平成31年度税制改正を考える

2019/02/06

 今般、平成31年度税制改正大綱(自由民主党・公明党)が公表され、続いて平成30年12月21日に閣議決定された。日本医師会は「医療に関する税制要望」として厚生労働省をはじめ関係各方面に要望してきた。また三師会・四病院団体協議会(四病協)で「控除対象外消費税問題解消のための新たな税制上の仕組みについての提言―消費税10%への引き上げに向けて―」を公表、さらに「地域医療を支えるための税制改正要望(最重点事項)」をまとめ要望した。結果、以下の解決方法が導かれた。
 1.医療機関における控除対象外消費税の対応については、全額補填、補填率はほぼ100%、診療報酬の基本診療料の配点を精緻化し、実際の補填状況を継続的に検証し、以前5%から8%への引き上げに伴う診療報酬での補填不足を招いた集計ミス(厚生労働省統計に各種不備が指摘されている最中ですが)等のなきよう、必要に応じて見直すこととされ、医療機関種別の補填のばらつきが是正されると見込まれる。
 2.医療機関等の設備投資への支援措置が法人税・所得税に対し行われることになり、医師及び医療従事者の働き方改革促進のための器具備品・ソフトウエアの特別償却、地域医療構想の実現のための病院用等の建物・建物附属設備の特別償却の2つが新たに創設され、従来の医療用機器の特別償却制度については延長・見直しがなされる。
 3.個人事業者の事業継承を促進するため、現行措置の対象である事業用の宅地に加え、事業用の建物及び一定の減価償却資産に係る相続税・贈与税を10%納税猶予する10年間の特例措置が創設された。
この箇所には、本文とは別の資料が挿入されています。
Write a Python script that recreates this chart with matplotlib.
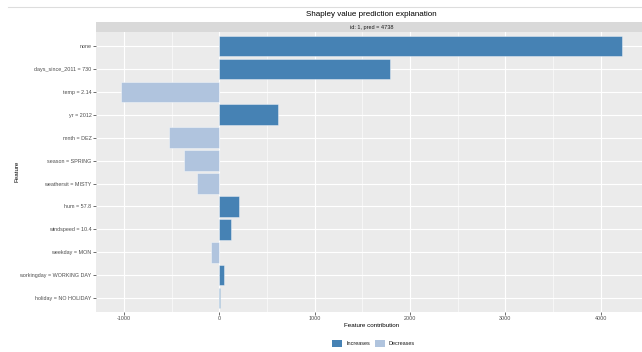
import matplotlib
matplotlib.use("Agg")
import matplotlib.pyplot as plt
from matplotlib.patches import Patch
from matplotlib.lines import Line2D
from matplotlib.ticker import MultipleLocator

plt.rcParams["font.family"] = ["Liberation Sans", "DejaVu Sans"]

features = [
    "none",
    "days_since_2011 = 730",
    "temp = 2.14",
    "yr = 2012",
    "mnth = DEZ",
    "season = SPRING",
    "weathersit = MISTY",
    "hum = 57.8",
    "windspeed = 10.4",
    "weekday = MON",
    "workingday = WORKING DAY",
    "holiday = NO HOLIDAY",
]
contributions = [4227, 1792, -1034, 611, -530, -376, -239, 203, 120, -89, 51, 12]
x_ticks = [-1000, 0, 1000, 2000, 3000, 4000]
strip_label = "id: 1, pred = 4738"
legend_labels = ["Increases", "Decreases"]

W, H = 642, 352
fig = plt.figure(figsize=(W / 100, H / 100), dpi=100)

inc_col = "#4682B4"
dec_col = "#B0C4DE"
panel_bg = "#EBEBEB"
tick_col = "#4D4D4D"

# panel geometry in pixels
left_px, right_px = 95.7, 647.4
top_px, bottom_px = 32.3, 311.8
strip_top = 21.7

ax = fig.add_axes([left_px / W, 1 - bottom_px / H,
                   (right_px - left_px) / W, (bottom_px - top_px) / H])
ax.set_facecolor(panel_bg)

ypos = list(range(len(features)))
colors = [inc_col if v > 0 else dec_col for v in contributions]
ax.barh(ypos, contributions, height=0.9, color=colors,
        edgecolor=(1, 1, 1, 0.45), linewidth=0.6, zorder=3)

span = max(contributions) - min(contributions)
ax.set_xlim(min(contributions) - 0.05 * span, max(contributions) + 0.05 * span)
ax.set_ylim(len(features) - 1 + 0.6, -0.6)

ax.set_xticks(x_ticks)
ax.set_xticklabels([str(t) for t in x_ticks])
ax.xaxis.set_minor_locator(MultipleLocator(500))
ax.set_yticks(ypos)
ax.set_yticklabels(features)

ax.grid(True, which="major", color="white", linewidth=0.8, zorder=0)
ax.grid(True, which="minor", axis="x", color="white", linewidth=0.4, zorder=0)
ax.set_axisbelow(True)
for s in ax.spines.values():
    s.set_visible(False)

ax.tick_params(axis="both", which="major", length=2, width=0.5,
               color="#333333", labelsize=3.9, labelcolor=tick_col, pad=1)
ax.tick_params(axis="x", which="minor", length=0)

# facet strip
sax = fig.add_axes([left_px / W, 1 - top_px / H,
                    (right_px - left_px) / W, (top_px - strip_top) / H])
sax.set_facecolor("#D9D9D9")
sax.set_xticks([])
sax.set_yticks([])
for s in sax.spines.values():
    s.set_visible(False)
sax.text(0.5, 0.5, strip_label, transform=sax.transAxes, ha="center",
         va="center", fontsize=4.0, color="#1A1A1A")

cx = (left_px + right_px) / 2 / W
fig.text(cx, 1 - 15 / H, "Shapley value prediction explanation",
         ha="center", va="center", fontsize=5.8, color="black")
fig.text(cx, 1 - 325.5 / H, "Feature contribution", ha="center",
         va="center", fontsize=4.5, color="black")
fig.text(17 / W, 1 - 171 / H, "Feature", ha="center", va="center",
         rotation=90, fontsize=4.5, color="black")

# thin rule along the top
fig.add_artist(Line2D([8 / W, 1], [1 - 7.3 / H, 1 - 7.3 / H],
                      transform=fig.transFigure, color="#DDDDDD", linewidth=0.8))

handles = [Patch(facecolor=inc_col, edgecolor="none"),
           Patch(facecolor=dec_col, edgecolor="none")]
fig.legend(handles, legend_labels, loc="center", bbox_to_anchor=(373.5 / W, 1 - 343.5 / H),
           ncol=2, frameon=False, fontsize=4.0, handlelength=1.8, handleheight=1.6,
           handletextpad=0.7, columnspacing=0.8, borderpad=0, labelcolor="#1A1A1A")

fig.savefig("out.png", dpi=100, facecolor="white")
 このような税制での各種対応に加え、予算編成での医療ICT化促進基金300億円、地域医療介護総合確保基金(医療分)100億円上乗せなどの対応があり、現時点において全体で医療に係る消費税問題は解決していると、政治および日本医師会の双方が考えているが、我々はこの消費税問題が文字の上あるいはそろばんの上で納得させられ、結局どこかで診療報酬の減点により、今回の補填分を相殺されてしまわないかを注視していく必要がある。